The Society of Jesus was established in 1540. In the century that followed, thousands sought to become Jesuits and pursue vocations in religious service, teaching, and missions. Drawing on scores of unpublished biographical documents housed at the Roman Jesuit Archive, Camilla Russell illuminates the lives of those who joined the Society, building together a religious and cultural presence that remains influential the world over.

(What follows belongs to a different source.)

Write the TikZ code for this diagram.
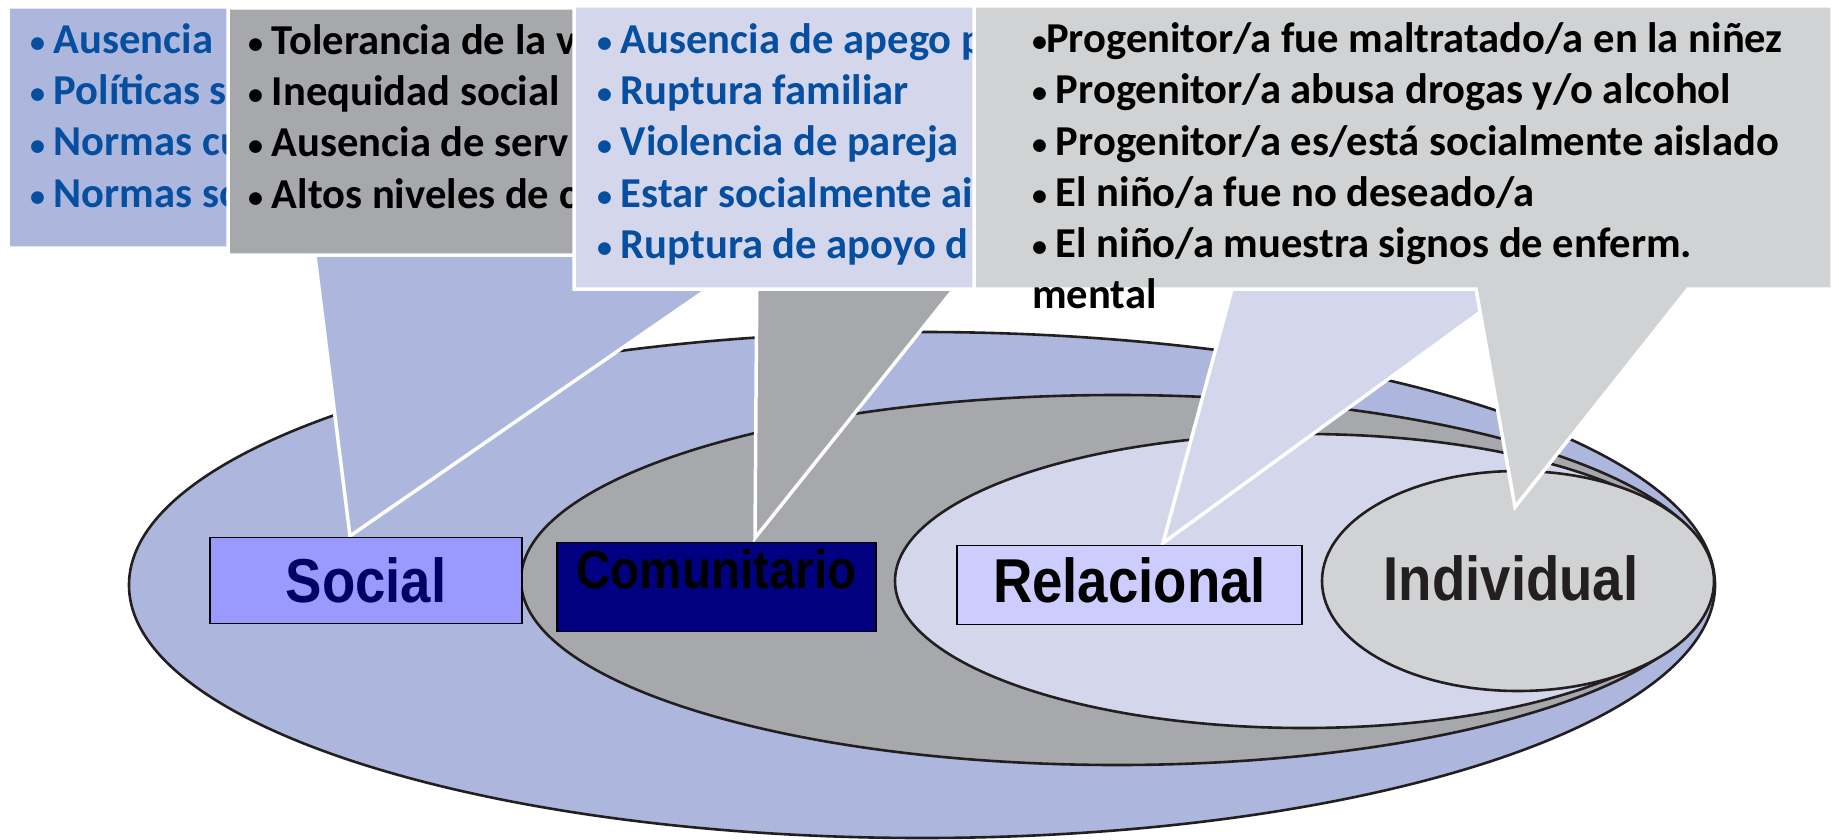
\documentclass[tikz,border=0pt]{standalone}
\usepackage{fontspec}
\setmainfont{Carlito}
\newfontfamily\lblfont[FakeStretch=0.88]{Liberation Sans}

\definecolor{socfill}{RGB}{173,183,221}
\definecolor{comfill}{RGB}{167,168,171}
\definecolor{relfill}{RGB}{212,215,236}
\definecolor{indfill}{RGB}{209,210,212}
\definecolor{azul}{RGB}{5,78,160}
\definecolor{socbox}{RGB}{153,153,255}
\definecolor{socink}{RGB}{0,0,102}
\definecolor{combox}{RGB}{0,0,128}
\definecolor{relbox}{RGB}{204,204,255}
\definecolor{tinta}{RGB}{35,31,32}

% Viñeta pequeña
\newcommand\pto{\makebox[14pt][l]{\raisebox{1pt}{\fontsize{30}{30}\selectfont •}}}

\begin{document}
\begin{tikzpicture}[x = 1pt, y = -1pt,
	anillo/.style = {draw = tinta, line width = 2.6pt},
	globo/.style = {draw = white, line width = 3.5pt},
	linea/.style = {anchor = base west, inner sep = 0pt, font = \fontsize{42.6}{51}\selectfont\bfseries},
	caja/.style = {draw = black, line width = 1.4pt, inner sep = 0pt, anchor = north, font = \lblfont\bfseries\fontsize{#1}{#1}\selectfont}]

	\useasboundingbox (0, 0) rectangle (1839, 840);
	\fill [white] (0, 0) rectangle (1839, 840);

	% Elipses:
	\draw [anillo, fill = socfill] (922, 585) ellipse [x radius = 793pt, y radius = 253pt];
	\draw [anillo, fill = comfill] (1117, 580) ellipse [x radius = 596pt, y radius = 185pt];
	\draw [anillo, fill = relfill] (1304, 581) ellipse [x radius = 409pt, y radius = 147pt];
	\draw [anillo, fill = indfill] (1518, 581) ellipse [x radius = 196pt, y radius = 110pt];

	% Globo social
	\filldraw [globo, fill = socfill] (8, 7) -- (790, 7) -- (790, 248) -- (767, 248) -- (350, 536) -- (314, 248) -- (8, 248) -- cycle;
	\foreach \t [count = \i] in {Ausencia, Políticas s, Normas cu, Normas so} {
		\node [linea, text = azul] (soc\i) at (30, 3 + 51*\i) {\pto\ \t};
	}

	% Globo comunitario
	\filldraw [globo, fill = comfill] (228, 8) -- (1000, 8) -- (1000, 255) -- (981, 255) -- (755, 538) -- (757, 255) -- (228, 255) -- cycle;
	\foreach \t [count = \i] in {Tolerancia de la v, Inequidad social, Ausencia de serv, Altos niveles de c} {
		\node [linea, text = black] (com\i) at (248, 4 + 51*\i) {\pto\ \t};
	}

	% Globo relacional
	\filldraw [globo, fill = relfill] (574, 6) -- (1530, 6) -- (1530, 289) -- (1512, 289) -- (1163, 543) -- (1232, 289) -- (574, 289) -- cycle;
	\foreach \t [count = \i] in {Ausencia de apego p, Ruptura familiar, Violencia de pareja, Estar socialmente ai, Ruptura de apoyo d} {
		\node [linea, text = azul] (rel\i) at (597, 3 + 51*\i) {\pto\ \t};
	}

	% Globo individual
	\filldraw [globo, fill = indfill] (974, 6) -- (1832, 6) -- (1832, 289) -- (1688, 289) -- (1515, 507) -- (1476, 289) -- (974, 289) -- cycle;
	\foreach \t [count = \i] in {\pto Progenitor/a fue maltratado/a en la niñez, \pto\ Progenitor/a abusa drogas y/o alcohol, \pto\ Progenitor/a es/está socialmente aislado, \pto\ El niño/a fue no deseado/a, \pto\ El niño/a muestra signos de enferm., mental} {
		\node [linea, text = black] (ind\i) at (1032, 2 + 51*\i) {\t};
	}

	% Etiquetas
	\node [caja = 62, fill = socbox, text = socink, minimum width = 312pt, text height = 65pt, text depth = 21pt] (social) at (366, 537) {Social};
	\node [caja = 54, fill = combox, text = black, minimum width = 319pt, text height = 46pt, text depth = 43pt] (comunitario) at (716.5, 542) {Comunitario};
	\node [caja = 62, fill = relbox, text = black, minimum width = 345pt, text height = 57pt, text depth = 22pt] (relacional) at (1129.5, 545) {Relacional};
	\node [anchor = base, inner sep = 0pt, text = tinta, font = \lblfont\bfseries\fontsize{62}{62}\selectfont] (individual) at (1511, 600) {Individual};
\end{tikzpicture}
\end{document}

Tracing Jesuit life from the Italian provinces to distant missions, Russell sheds new light on the impact and inner workings of the Society. The documentary record reveals a textual network among individual members, inspired by Ignatius of Loyola’s Spiritual Exercises. The early Jesuits took stock of both quotidian and spiritual experiences in their own records, which reflect a community where the worldly and divine overlapped. Echoing the Society’s foundational writings, members believed that each Jesuit’s personal strengths and inclinations offered a unique contribution to the whole—an attitude that helps explain the Society’s widespread appeal from its first days.

Focusing on the Jesuits’ own words, Being a Jesuit in Renaissance Italy offers a new lens on the history of spirituality, identity, and global exchange in the Renaissance. What emerges is a kind of genetic code—a thread connecting the key Jesuit works to the first generations of Jesuits and the Society of Jesus as it exists today.

Camilla Russell is Publications Editor for Institutum Historicum Societatis Iesu at the Roman Jesuit Archive. She is the author of Giulia Gonzaga and the Religious Controversies of Sixteenth-Century Italy and Fellow in History at the University of Newcastle, Australia.